Secrecy in the voting booth has become a thing of the past for those ready to share their views and daily lives on social media, but laws nationwide are mixed on whether voters are allowed to take pictures of themselves voting and their ballots.
How states in our area handle the question :
Ohio: Has a longstanding prohibition against voters letting their ballot be seen with the "apparent intention" of letting it be known how they are about to vote. The state elections chief has advised local election boards to consult their own attorneys about how to apply the law. Sherry Poland, director of the Hamilton County Board of Elections, said Monday her office was consulting with its legal counsel at the Hamilton County Prosecutor's Office.
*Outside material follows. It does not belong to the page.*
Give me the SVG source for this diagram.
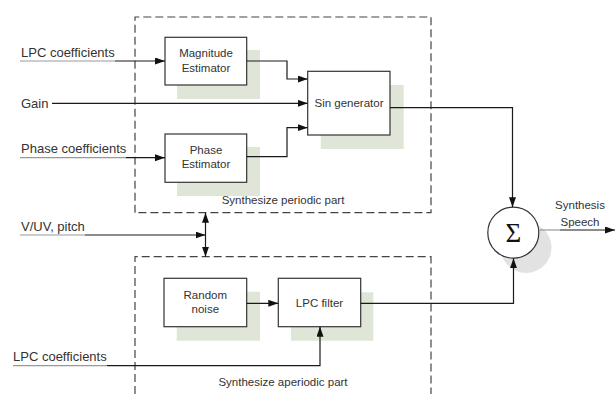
<svg xmlns="http://www.w3.org/2000/svg" width="615" height="394" viewBox="0 0 615 394">
  <style>
    .lbl { font-family: "Liberation Sans", Arial, sans-serif; font-size: 13px; fill: #333; }
    .box-t { font-family: "Liberation Sans", Arial, sans-serif; font-size: 11.5px; fill: #333; text-anchor: middle; }
    .box { fill: #fff; stroke: #333; stroke-width: 1.2; }
    .shadow { fill: #dfe6d7; }
    .wire { fill: none; stroke: #1a1a1a; stroke-width: 1.2; }
    .under { fill: none; stroke: #999; stroke-width: 1.2; }
    .dash { fill: none; stroke: #444; stroke-width: 1.2; stroke-dasharray: 8 4; }
  </style>
  <defs>
    <marker id="arrow" markerUnits="userSpaceOnUse" markerWidth="11" markerHeight="8" refX="10" refY="3.5" orient="auto">
      <path d="M0,0 L10,3.5 L0,7 z" fill="#111"/>
    </marker>
    <marker id="arrow-start" markerUnits="userSpaceOnUse" markerWidth="11" markerHeight="8" refX="0" refY="3.5" orient="auto">
      <path d="M10,0 L0,3.5 L10,7 z" fill="#111"/>
    </marker>
  </defs>

  <rect width="615" height="394" fill="#fff"/>

  <!-- block groups -->
  <g id="periodic-part">
    <path class="dash" d="M135,212.7 V17 H431 V212.7 H135"/>
    <text class="box-t" x="283" y="204">Synthesize periodic part</text>
  </g>
  <g id="aperiodic-part">
    <path class="dash" d="M135,394 V256.7 H431 V394"/>
    <text class="box-t" x="283" y="385.5">Synthesize aperiodic part</text>
  </g>

  <g id="magnitude-estimator">
    <rect class="shadow" x="177" y="50" width="83" height="49"/>
    <rect class="box" x="165" y="37.3" width="81.7" height="47.7"/>
    <text class="box-t" x="206" y="56.7">Magnitude</text>
    <text class="box-t" x="206" y="71.7">Estimator</text>
  </g>

  <g id="phase-estimator">
    <rect class="shadow" x="177" y="147" width="83" height="49"/>
    <rect class="box" x="165" y="134" width="81.7" height="48.3"/>
    <text class="box-t" x="206" y="154">Phase</text>
    <text class="box-t" x="206" y="168.3">Estimator</text>
  </g>

  <g id="sin-generator">
    <rect class="shadow" x="320.7" y="85" width="83" height="64"/>
    <rect class="box" x="307.7" y="71.3" width="82.3" height="63.7"/>
    <text class="box-t" x="349" y="107">Sin generator</text>
  </g>

  <g id="random-noise">
    <rect class="shadow" x="176.7" y="291.7" width="83.3" height="49"/>
    <rect class="box" x="164" y="278.3" width="82.7" height="48.4"/>
    <text class="box-t" x="205.3" y="298.5">Random</text>
    <text class="box-t" x="205.3" y="313">noise</text>
  </g>

  <g id="lpc-filter">
    <rect class="shadow" x="291" y="292.3" width="82.3" height="48.4"/>
    <rect class="box" x="278.3" y="278.3" width="82.4" height="48.4"/>
    <text class="box-t" x="319.5" y="306.5">LPC filter</text>
  </g>

  <g id="summer">
    <circle cx="526" cy="247.5" r="25.5" fill="#e2e2e2"/>
    <circle cx="513.3" cy="232.7" r="25.5" fill="#fff" stroke="#333" stroke-width="1.2"/>
    <text x="513.3" y="242" text-anchor="middle" font-family="'Liberation Serif', 'Times New Roman', serif" font-size="27" fill="#111">Σ</text>
  </g>

  <!-- input / output labels -->
  <g id="labels">
    <text class="lbl" x="21" y="56.5">LPC coefficients</text>
    <text class="lbl" x="21" y="107.8">Gain</text>
    <text class="lbl" x="21" y="153.3">Phase coefficients</text>
    <text class="lbl" x="21" y="230.5">V/UV, pitch</text>
    <text class="lbl" x="13" y="360.5">LPC coefficients</text>
    <text class="box-t" x="580" y="209" font-size="12">Synthesis</text>
    <text class="box-t" x="580" y="226" font-size="12">Speech</text>
  </g>

  <!-- connectors -->
  <g id="connectors">
    <line class="under" x1="20" y1="61" x2="115" y2="61"/>
    <path class="wire" d="M115,61 H165" marker-end="url(#arrow)"/>

    <path class="wire" d="M52,103.3 H307.7" marker-end="url(#arrow)"/>

    <line class="under" x1="20" y1="157.7" x2="126" y2="157.7"/>
    <path class="wire" d="M126,157.7 H165" marker-end="url(#arrow)"/>

    <path class="wire" d="M246.7,61 H287 V79 H307.7" marker-end="url(#arrow)"/>
    <path class="wire" d="M246.7,156.7 H287 V127.7 H307.7" marker-end="url(#arrow)"/>

    <path class="wire" d="M390,107.7 H512.5 V207.2" marker-end="url(#arrow)"/>

    <line class="under" x1="20" y1="235" x2="85" y2="235"/>
    <path class="wire" d="M85,235 H205.5" marker-end="url(#arrow)"/>
    <path class="wire" d="M205.5,212.7 V256.7" marker-start="url(#arrow-start)" marker-end="url(#arrow)"/>

    <path class="wire" d="M246.7,303.3 H278.3" marker-end="url(#arrow)"/>
    <path class="wire" d="M360.7,303.3 H513.5 V258.2" marker-end="url(#arrow)"/>

    <line class="under" x1="13" y1="365.7" x2="107" y2="365.7"/>
    <path class="wire" d="M107,365.7 H320 V326.7" marker-end="url(#arrow)"/>

    <path class="under" d="M538.8,230 H560" stroke="#777"/>
    <path class="wire" d="M560,230 H615" stroke="#555" marker-end="url(#arrow)"/>
  </g>
</svg>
Triffon P. Callos, Prosecutor Joe Deters' chief of staff, said the prosecutor wouldn't be monitoring social media for ballot selfies.
"If we receive a complaint that someone was insisting that a voter produce a picture of their ballot, then we would take this very seriously," Callos said.
Kentucky: Secretary of state spokesman Bradford Queen says state law does not allow people to record the likeness of a voter, but the law does not say whether voters can record their own likeness. Therefore, the secretary of state's office routinely tells county clerks the law does not prohibit ballot selfies.
Indiana: A federal judge last year barred the state from enforcing a law prohibiting ballot selfies. The American Civil Liberties Union of Indiana had sued the state, contending that it violates voters' First Amendment rights.
Nationally, the Associated Press found taking a selfie while voting is considered a crime in most states. But a ruling handed down from a federal appeals court last month could pave the way toward legalizing election booth photography.
Social media company Snapchat took the state of New Hampshire to federal court over the issue. The state argued that the law was necessary to to prevent ballot photography to be used as a means of voting fraud or intimidation. The plaintiffs argued that prohibiting ballot photography denied voters their free speech rights.
On Sept. 28, a federal appeals court ruled 3-0 that the state had not shown that it was using the least restrictive means to achieve a compelling state interest of prohibiting voting fraud. According to the ruling, New Hampshire Secretary of State William Gardner was unable to show examples of how ballot photography led to voting fraud.
"The restriction affects voters who are engaged in core political speech, an area highly protected by the First Amendment," the ruling states. "There is an increased use of social media and ballot selfies in particular in service of political speech by voters. A ban on ballot selfies would suppress a large swath of political speech."
The judges suggested a less restrictive law that would prohibit people from taking a photo of their completed ballot.
While that ruling only applies to New Hampshire, and the ruling could be appealed to the Supreme Court, the ruling could change a long-standing precedent of banning election booth photos.